Begin DATA SECTION

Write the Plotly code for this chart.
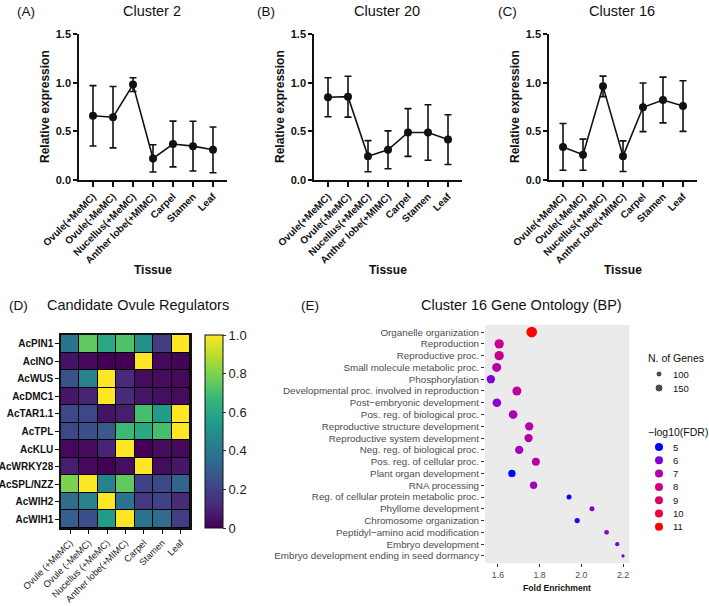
import plotly.graph_objects as go

W, H = 709, 606

# ---------------- data ----------------
tissues = ["Ovule(+MeMC)", "Ovule(-MeMC)", "Nucellus(+MeMC)", "Anther lobe(+MIMC)",
           "Carpel", "Stamen", "Leaf"]
c2_mean = [0.66, 0.645, 0.98, 0.222, 0.37, 0.348, 0.31]
c2_err = [0.31, 0.315, 0.07, 0.14, 0.235, 0.255, 0.235]
c20_mean = [0.85, 0.856, 0.245, 0.31, 0.488, 0.488, 0.415]
c20_err = [0.2, 0.21, 0.16, 0.195, 0.245, 0.285, 0.255]
c16_mean = [0.34, 0.26, 0.962, 0.245, 0.747, 0.822, 0.76]
c16_err = [0.24, 0.16, 0.105, 0.157, 0.25, 0.235, 0.26]
y_ticks = [0.0, 0.5, 1.0, 1.5]

heat_tissues = ["Ovule (+MeMC)", "Ovule (-MeMC)", "Nucellus (+MeMC)", "Anther lobe(+MIMC)",
                "Carpel", "Stamen", "Leaf"]
genes = ["AcPIN1", "AcINO", "AcWUS", "AcDMC1", "AcTAR1.1", "AcTPL", "AcKLU",
         "AcWRKY28", "AcSPL/NZZ", "AcWIH2", "AcWIH1"]
heat_values = [
    [0.38, 0.75, 0.60, 0.72, 0.50, 0.18, 1.00],
    [0.05, 0.02, 0.00, 0.00, 1.00, 0.02, 0.01],
    [0.25, 0.45, 1.00, 0.12, 0.03, 0.03, 0.02],
    [0.06, 0.10, 1.00, 0.12, 0.06, 0.04, 0.03],
    [0.22, 0.22, 0.05, 0.08, 0.70, 0.55, 1.00],
    [0.22, 0.24, 0.28, 0.68, 0.60, 0.70, 1.00],
    [0.02, 0.03, 0.10, 1.00, 0.00, 0.03, 0.02],
    [0.08, 0.02, 0.00, 0.04, 1.00, 0.03, 0.06],
    [0.80, 1.00, 0.45, 0.75, 0.20, 0.22, 0.32],
    [0.35, 0.45, 1.00, 0.38, 0.17, 0.20, 0.12],
    [0.30, 0.24, 0.55, 1.00, 0.38, 0.35, 0.18],
]
cbar_ticks = [0, 0.2, 0.4, 0.6, 0.8, 1.0]
cbar_text = ["0", "0.2", "0.4", "0.6", "0.8", "1.0"]

go_terms = ["Organelle organization", "Reproduction", "Reproductive proc.",
            "Small molecule metabolic proc.", "Phosphorylation",
            "Developmental proc. involved in reproduction", "Post\u2212embryonic development",
            "Pos. reg. of biological proc.", "Reproductive structure development",
            "Reproductive system development", "Neg. reg. of biological proc.",
            "Pos. reg. of cellular proc.", "Plant organ development", "RNA processing",
            "Reg. of cellular protein metabolic proc.", "Phyllome development",
            "Chromosome organization", "Peptidyl\u2212amino acid modification",
            "Embryo development", "Embryo development ending in seed dormancy"]
fold_enrich = [1.762, 1.606, 1.606, 1.594, 1.566, 1.691, 1.595, 1.673, 1.750, 1.747,
               1.702, 1.782, 1.667, 1.771, 1.941, 2.051, 1.980, 2.121, 2.172, 2.200]
n_genes = [218, 183, 183, 175, 158, 175, 167, 167, 158, 158,
           158, 150, 133, 133, 75, 75, 80, 70, 55, 30]
neglog_fdr = [11.0, 7.8, 7.8, 7.3, 6.0, 7.5, 6.2, 7.0, 7.2, 7.2,
              6.7, 7.2, 5.0, 6.8, 5.0, 6.0, 5.2, 6.5, 5.8, 5.8]
fe_ticks = [1.6, 1.8, 2.0, 2.2]
size_legend = [100, 150]
fdr_legend = [5, 6, 7, 8, 9, 10, 11]

# ---------------- helpers ----------------
def px(x):
    return x / W

def py(y):
    return 1 - y / H

def size_px(n):
    return 6 + (n - 100) * 0.04

# blue -> red gradient interpolated in CIE Lab (ggplot style)
def _lin(c):
    c = c / 255.0
    return c / 12.92 if c <= 0.04045 else ((c + 0.055) / 1.055) ** 2.4

def _gam(c):
    c = 12.92 * c if c <= 0.0031308 else 1.055 * c ** (1 / 2.4) - 0.055
    return max(0, min(255, round(c * 255)))

def rgb2lab(rgb):
    r, g, b = [_lin(v) for v in rgb]
    X = 0.4124 * r + 0.3576 * g + 0.1805 * b
    Y = 0.2126 * r + 0.7152 * g + 0.0722 * b
    Z = 0.0193 * r + 0.1192 * g + 0.9505 * b
    X, Y, Z = X / 0.95047, Y / 1.0, Z / 1.08883
    f = lambda t: t ** (1 / 3) if t > 0.008856 else 7.787 * t + 16 / 116
    fx, fy, fz = f(X), f(Y), f(Z)
    return (116 * fy - 16, 500 * (fx - fy), 200 * (fy - fz))

def lab2rgb(lab):
    L, a, b = lab
    fy = (L + 16) / 116
    fx = fy + a / 500
    fz = fy - b / 200
    fi = lambda t: t ** 3 if t ** 3 > 0.008856 else (t - 16 / 116) / 7.787
    X, Y, Z = fi(fx) * 0.95047, fi(fy), fi(fz) * 1.08883
    r = 3.2406 * X - 1.5372 * Y - 0.4986 * Z
    g = -0.9689 * X + 1.8758 * Y + 0.0415 * Z
    bb = 0.0557 * X - 0.2040 * Y + 1.0570 * Z
    return "rgb(%d,%d,%d)" % (_gam(max(0, r)), _gam(max(0, g)), _gam(max(0, bb)))

lab_lo, lab_hi = rgb2lab((0, 0, 255)), rgb2lab((255, 0, 0))
fdr_scale = []
for i in range(11):
    t = i / 10
    fdr_scale.append([t, lab2rgb(tuple(lab_lo[k] + (lab_hi[k] - lab_lo[k]) * t for k in range(3)))])

FONT = "Liberation Sans, Arial, sans-serif"
BLACK = "#111111"

def label(text, x, y, size, bold=False, xanchor="center", angle=0, color=BLACK):
    d = dict(text=text, x=px(x), y=py(y), xref="paper", yref="paper", showarrow=False,
             xanchor=xanchor, yanchor="middle", textangle=angle,
             font=dict(family=FONT, size=size, color=color,
                       weight="bold" if bold else "normal"))
    return d

fig = go.Figure()

# ---------------- panels A-C ----------------
line_panels = [
    ("", c2_mean, c2_err, 79, 227),
    ("2", c20_mean, c20_err, 314, 462),
    ("3", c16_mean, c16_err, 549, 697),
]
for ax, mean, err, x0, x1 in line_panels:
    fig.add_trace(go.Scatter(
        x=tissues, y=mean, mode="lines+markers",
        xaxis="x" + ax, yaxis="y" + ax,
        line=dict(color=BLACK, width=1.6),
        marker=dict(color=BLACK, size=8),
        error_y=dict(type="data", array=err, visible=True, color=BLACK,
                     thickness=1.6, width=3.5),
        showlegend=False, cliponaxis=False))
    fig.layout["xaxis" + ax] = dict(
        domain=[px(x0), px(x1)], anchor="y" + ax, range=[-0.7, 6.7],
        type="category", categoryorder="array", categoryarray=tissues,
        tickmode="array", tickvals=tissues, ticktext=tissues,
        showline=True, linecolor=BLACK, linewidth=1.6, showgrid=False, zeroline=False,
        ticks="outside", ticklen=5, tickwidth=1.6, tickcolor=BLACK, tickangle=-45,
        tickfont=dict(family=FONT, size=10, color=BLACK, weight="bold"), automargin=False)
    fig.layout["yaxis" + ax] = dict(
        domain=[py(180), py(34)], anchor="x" + ax, range=[0, 1.5],
        tickvals=y_ticks, tickformat=".1f",
        showline=True, linecolor=BLACK, linewidth=1.6, showgrid=False, zeroline=False,
        ticks="outside", ticklen=4, tickwidth=1.6, tickcolor=BLACK,
        tickfont=dict(family=FONT, size=11, color=BLACK, weight="bold"), automargin=False)

ann = []
for lab, title, lx, cx in [("(A)", "Cluster 2", 26, 152), ("(B)", "Cluster 20", 266, 387),
                            ("(C)", "Cluster 16", 507, 622)]:
    ann.append(label(lab, lx, 11, 13.5))
    ann.append(label(title, cx, 11, 14.5))
for x0, x1 in [(79, 227), (314, 462), (549, 697)]:
    ann.append(label("Tissue", (x0 + x1) / 2, 270, 12, bold=True))
    ann.append(label("Relative expression", x0 - 34, 107, 12, bold=True, angle=-90))

# ---------------- panel D heatmap ----------------
fig.add_trace(go.Heatmap(
    z=heat_values, x=heat_tissues, y=genes, xaxis="x4", yaxis="y4",
    colorscale="Viridis", zmin=0, zmax=1, xgap=1, ygap=1,
    colorbar=dict(x=px(205), xanchor="left", y=py(431.5), yanchor="middle",
                  thickness=18, thicknessmode="pixels", len=193, lenmode="pixels",
                  xpad=0, ypad=0, outlinecolor=BLACK, outlinewidth=1,
                  tickvals=cbar_ticks, ticktext=cbar_text, ticks="outside", ticklen=3,
                  tickcolor="#333", tickfont=dict(family=FONT, size=13, color="#222")),
    showscale=True))
fig.layout.xaxis4 = dict(
    domain=[px(61), px(190)], anchor="y4", type="category",
    tickmode="array", tickvals=heat_tissues, ticktext=heat_tissues,
    showline=True, mirror=True, linecolor=BLACK, linewidth=1.5, showgrid=False, zeroline=False,
    ticks="outside", ticklen=4, tickwidth=1, tickcolor=BLACK, tickangle=-45,
    tickfont=dict(family=FONT, size=9.3, color="#222"), automargin=False)
fig.layout.yaxis4 = dict(
    domain=[py(528), py(335)], anchor="x4", type="category", autorange="reversed",
    tickmode="array", tickvals=genes, ticktext=genes,
    showline=True, mirror=True, linecolor=BLACK, linewidth=1.5, showgrid=False, zeroline=False,
    ticks="outside", ticklen=4, tickwidth=1, tickcolor=BLACK,
    tickfont=dict(family=FONT, size=10, color=BLACK, weight="bold"), automargin=False)
ann.append(label("(D)", 18, 305, 13.5))
ann.append(label("Candidate Ovule Regulators", 138, 305, 14.5))

# ---------------- panel E dot plot ----------------
fig.add_trace(go.Scatter(
    x=fold_enrich, y=go_terms, mode="markers", xaxis="x5", yaxis="y5",
    marker=dict(size=[size_px(n) for n in n_genes], color=neglog_fdr, colorscale=fdr_scale,
                cmin=min(fdr_legend), cmax=max(fdr_legend), line=dict(width=0), opacity=1),
    showlegend=False))
fig.layout.xaxis5 = dict(
    domain=[px(485), px(629.3)], anchor="y5", range=[1.538, 2.23],
    tickvals=fe_ticks, tickformat=".1f", showgrid=False, zeroline=False, showline=False,
    ticks="outside", ticklen=3, tickwidth=1.2, tickcolor="#333",
    tickfont=dict(family=FONT, size=8.8, color="#4D4D4D"), automargin=False)
fig.layout.yaxis5 = dict(
    domain=[py(563), py(325)], anchor="x5", type="category", categoryorder="array",
    categoryarray=go_terms, range=[len(go_terms) - 0.4, -0.6],
    tickmode="array", tickvals=go_terms, ticktext=go_terms,
    showgrid=False, zeroline=False, showline=False,
    ticks="outside", ticklen=3, tickwidth=1.2, tickcolor="#333",
    tickfont=dict(family=FONT, size=9.8, color="#4D4D4D"), automargin=False)
ann.append(label("(E)", 310, 305, 13.5))
ann.append(label("Cluster 16 Gene Ontology (BP)", 521, 305, 14.5))
ann.append(label("Fold Enrichment", 557, 588, 8.6, bold=True))

# ---------------- panel E legends (hidden axis, pixel-like units) ----------------
size_keys_y = [374 + 14 * i for i in range(len(size_legend))]
fdr_keys_y = [447 + 13.3 * i for i in range(len(fdr_legend))]
fig.add_trace(go.Scatter(
    x=[659] * len(size_legend), y=size_keys_y, mode="markers", xaxis="x6", yaxis="y6",
    marker=dict(size=[size_px(n) for n in size_legend], color="black"),
    showlegend=False, hoverinfo="skip", cliponaxis=False))
fig.add_trace(go.Scatter(
    x=[659] * len(fdr_legend), y=fdr_keys_y, mode="markers", xaxis="x6", yaxis="y6",
    marker=dict(size=8, color=fdr_legend, colorscale=fdr_scale, cmin=min(fdr_legend),
                cmax=max(fdr_legend)),
    showlegend=False, hoverinfo="skip", cliponaxis=False))
fig.layout.xaxis6 = dict(domain=[px(640), 1.0], anchor="y6", range=[640, 709], visible=False)
fig.layout.yaxis6 = dict(domain=[py(550), py(345)], anchor="x6", range=[550, 345], visible=False)
ann.append(label("N. of Genes", 646, 358, 10.5, xanchor="left"))
for v, yy in zip(size_legend, size_keys_y):
    ann.append(label(str(v), 671, yy, 9.5, xanchor="left"))
ann.append(label("\u2212log10(FDR)", 646, 432, 10.5, xanchor="left"))
for v, yy in zip(fdr_legend, fdr_keys_y):
    ann.append(label(str(v), 671, yy, 9.5, xanchor="left"))

shapes = [
    dict(type="rect", xref="x5 domain", yref="y5 domain", x0=0, x1=1, y0=0, y1=1,
         fillcolor="#EBEBEB", line=dict(width=0), layer="below"),
    dict(type="rect", xref="x4 domain", yref="y4 domain", x0=0, x1=1, y0=0, y1=1,
         fillcolor="#000000", line=dict(width=0), layer="below"),
]

fig.update_layout(
    width=W, height=H, margin=dict(l=0, r=0, t=0, b=0),
    paper_bgcolor="white", plot_bgcolor="white",
    annotations=ann, shapes=shapes, showlegend=False,
    font=dict(family=FONT, color=BLACK))

fig.write_html("out.html")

End DATA SECTION

◆ WORK TO DO:
Leave out the pictures. Transcribe only the lines above, from the first through the one that contains "y_ticks = [0.0, 0.5, 1.0, 1.5]".

◆ EXERCISE OUTPUT:
Write the Plotly code for this chart.
import plotly.graph_objects as go

W, H = 709, 606

# ---------------- data ----------------
tissues = ["Ovule(+MeMC)", "Ovule(-MeMC)", "Nucellus(+MeMC)", "Anther lobe(+MIMC)",
           "Carpel", "Stamen", "Leaf"]
c2_mean = [0.66, 0.645, 0.98, 0.222, 0.37, 0.348, 0.31]
c2_err = [0.31, 0.315, 0.07, 0.14, 0.235, 0.255, 0.235]
c20_mean = [0.85, 0.856, 0.245, 0.31, 0.488, 0.488, 0.415]
c20_err = [0.2, 0.21, 0.16, 0.195, 0.245, 0.285, 0.255]
c16_mean = [0.34, 0.26, 0.962, 0.245, 0.747, 0.822, 0.76]
c16_err = [0.24, 0.16, 0.105, 0.157, 0.25, 0.235, 0.26]
y_ticks = [0.0, 0.5, 1.0, 1.5]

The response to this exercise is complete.